## start Data lines
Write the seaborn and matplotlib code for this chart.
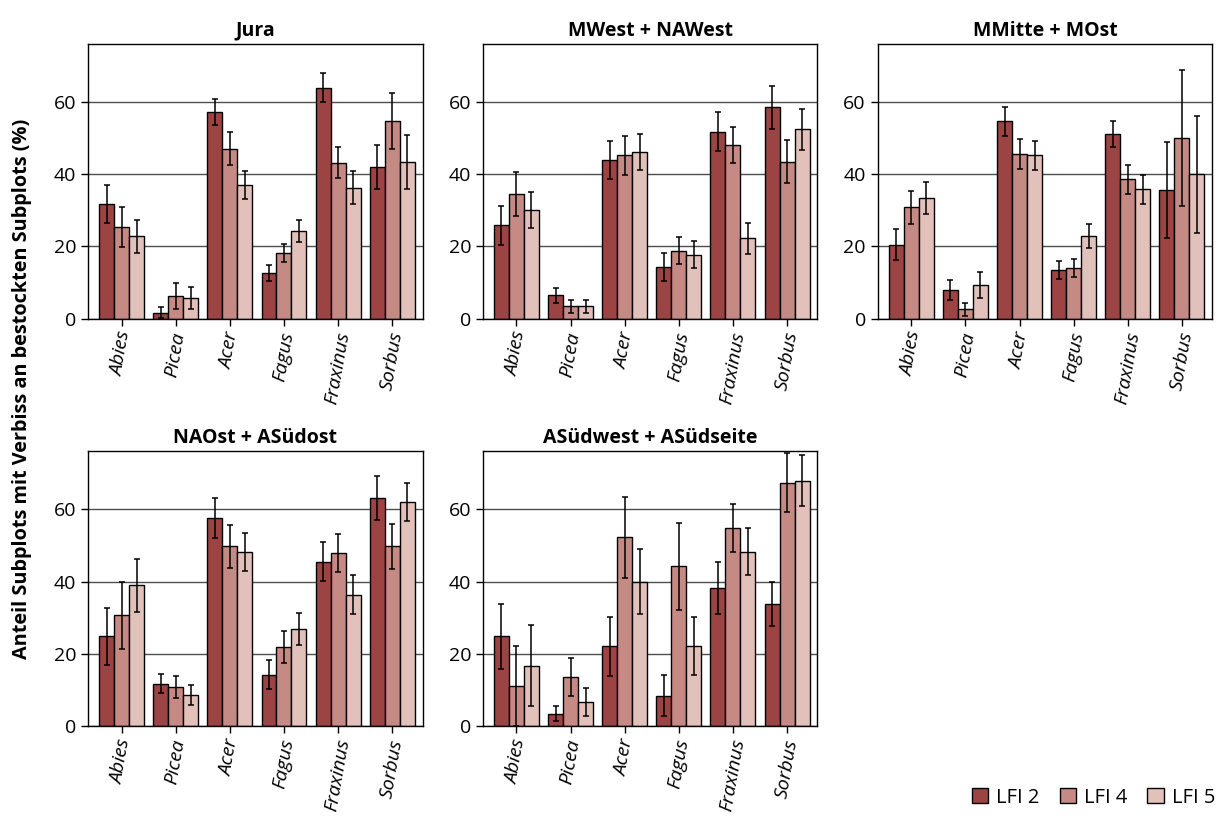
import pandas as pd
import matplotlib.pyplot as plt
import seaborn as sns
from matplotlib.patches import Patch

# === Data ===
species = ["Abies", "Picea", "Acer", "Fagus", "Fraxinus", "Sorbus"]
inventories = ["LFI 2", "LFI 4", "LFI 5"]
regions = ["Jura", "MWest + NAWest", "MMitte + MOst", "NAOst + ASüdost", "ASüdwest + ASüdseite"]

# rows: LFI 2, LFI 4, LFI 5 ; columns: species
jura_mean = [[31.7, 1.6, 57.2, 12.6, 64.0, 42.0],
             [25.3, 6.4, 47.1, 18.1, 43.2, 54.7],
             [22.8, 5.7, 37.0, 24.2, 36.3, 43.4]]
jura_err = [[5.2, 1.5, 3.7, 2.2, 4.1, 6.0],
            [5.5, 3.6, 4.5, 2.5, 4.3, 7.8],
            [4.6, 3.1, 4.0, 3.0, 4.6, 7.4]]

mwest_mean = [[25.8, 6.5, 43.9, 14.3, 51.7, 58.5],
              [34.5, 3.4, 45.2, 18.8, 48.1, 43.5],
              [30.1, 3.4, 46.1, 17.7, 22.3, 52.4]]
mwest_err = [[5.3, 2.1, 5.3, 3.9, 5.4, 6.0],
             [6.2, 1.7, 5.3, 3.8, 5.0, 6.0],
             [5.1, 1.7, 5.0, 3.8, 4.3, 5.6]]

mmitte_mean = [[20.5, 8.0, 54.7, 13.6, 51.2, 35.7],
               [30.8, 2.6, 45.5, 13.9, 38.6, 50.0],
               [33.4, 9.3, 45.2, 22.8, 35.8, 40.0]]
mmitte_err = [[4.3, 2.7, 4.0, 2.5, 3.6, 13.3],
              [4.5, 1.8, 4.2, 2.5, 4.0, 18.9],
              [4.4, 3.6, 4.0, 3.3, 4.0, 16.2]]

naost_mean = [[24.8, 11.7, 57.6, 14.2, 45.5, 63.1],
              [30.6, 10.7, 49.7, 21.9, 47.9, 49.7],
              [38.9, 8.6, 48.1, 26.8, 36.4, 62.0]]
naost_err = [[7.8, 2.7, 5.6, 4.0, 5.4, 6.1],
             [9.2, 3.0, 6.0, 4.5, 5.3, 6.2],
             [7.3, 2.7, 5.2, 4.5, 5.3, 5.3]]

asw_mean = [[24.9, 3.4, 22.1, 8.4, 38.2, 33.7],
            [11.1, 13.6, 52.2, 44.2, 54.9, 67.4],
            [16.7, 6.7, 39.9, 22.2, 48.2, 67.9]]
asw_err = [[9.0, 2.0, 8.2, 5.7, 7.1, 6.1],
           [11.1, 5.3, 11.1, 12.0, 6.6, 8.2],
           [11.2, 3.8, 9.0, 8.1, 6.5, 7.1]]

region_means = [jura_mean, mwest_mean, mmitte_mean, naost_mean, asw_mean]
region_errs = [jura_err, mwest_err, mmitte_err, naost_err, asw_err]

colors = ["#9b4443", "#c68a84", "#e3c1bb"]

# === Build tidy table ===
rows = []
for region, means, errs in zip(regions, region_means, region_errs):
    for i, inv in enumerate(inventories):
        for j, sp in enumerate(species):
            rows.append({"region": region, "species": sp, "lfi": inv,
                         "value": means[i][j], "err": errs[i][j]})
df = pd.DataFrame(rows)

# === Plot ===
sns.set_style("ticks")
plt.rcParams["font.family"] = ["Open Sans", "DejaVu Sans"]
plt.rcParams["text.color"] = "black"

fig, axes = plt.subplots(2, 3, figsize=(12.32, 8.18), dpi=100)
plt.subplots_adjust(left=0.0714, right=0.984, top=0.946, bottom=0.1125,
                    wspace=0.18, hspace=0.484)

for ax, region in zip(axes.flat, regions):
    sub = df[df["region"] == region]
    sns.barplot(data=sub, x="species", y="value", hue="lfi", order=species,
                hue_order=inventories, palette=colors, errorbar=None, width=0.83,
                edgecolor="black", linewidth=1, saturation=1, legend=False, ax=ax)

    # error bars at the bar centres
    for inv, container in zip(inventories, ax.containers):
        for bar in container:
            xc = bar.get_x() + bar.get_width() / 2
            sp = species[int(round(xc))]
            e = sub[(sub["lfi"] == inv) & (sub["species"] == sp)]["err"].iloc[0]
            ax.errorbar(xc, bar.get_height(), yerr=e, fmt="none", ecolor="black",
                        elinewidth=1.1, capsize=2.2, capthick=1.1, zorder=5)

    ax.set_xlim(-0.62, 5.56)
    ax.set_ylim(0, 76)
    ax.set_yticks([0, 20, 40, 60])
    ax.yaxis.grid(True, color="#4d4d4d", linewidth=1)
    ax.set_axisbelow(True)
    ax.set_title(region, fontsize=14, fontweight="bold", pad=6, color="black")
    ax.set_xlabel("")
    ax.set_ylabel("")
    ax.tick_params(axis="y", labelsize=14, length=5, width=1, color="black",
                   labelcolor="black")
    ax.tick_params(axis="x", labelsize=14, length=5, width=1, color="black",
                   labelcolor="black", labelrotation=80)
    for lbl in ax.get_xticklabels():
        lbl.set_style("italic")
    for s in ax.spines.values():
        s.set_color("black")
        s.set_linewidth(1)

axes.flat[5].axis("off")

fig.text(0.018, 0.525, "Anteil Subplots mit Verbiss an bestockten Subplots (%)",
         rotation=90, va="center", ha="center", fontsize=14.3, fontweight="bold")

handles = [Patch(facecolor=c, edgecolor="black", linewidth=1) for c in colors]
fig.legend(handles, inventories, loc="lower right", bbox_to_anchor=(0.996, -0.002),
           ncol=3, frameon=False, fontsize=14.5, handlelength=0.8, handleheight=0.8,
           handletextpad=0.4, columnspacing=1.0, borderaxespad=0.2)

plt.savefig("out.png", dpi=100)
## end Data lines
Your task
Leave out the pictures and restate, word for word, the lines from the top of the data through the line containing "[4.6, 3.1, 4.0, 3.0, 4.6, 7.4]]", both included.

Result
Write the seaborn and matplotlib code for this chart.
import pandas as pd
import matplotlib.pyplot as plt
import seaborn as sns
from matplotlib.patches import Patch

# === Data ===
species = ["Abies", "Picea", "Acer", "Fagus", "Fraxinus", "Sorbus"]
inventories = ["LFI 2", "LFI 4", "LFI 5"]
regions = ["Jura", "MWest + NAWest", "MMitte + MOst", "NAOst + ASüdost", "ASüdwest + ASüdseite"]

# rows: LFI 2, LFI 4, LFI 5 ; columns: species
jura_mean = [[31.7, 1.6, 57.2, 12.6, 64.0, 42.0],
             [25.3, 6.4, 47.1, 18.1, 43.2, 54.7],
             [22.8, 5.7, 37.0, 24.2, 36.3, 43.4]]
jura_err = [[5.2, 1.5, 3.7, 2.2, 4.1, 6.0],
            [5.5, 3.6, 4.5, 2.5, 4.3, 7.8],
            [4.6, 3.1, 4.0, 3.0, 4.6, 7.4]]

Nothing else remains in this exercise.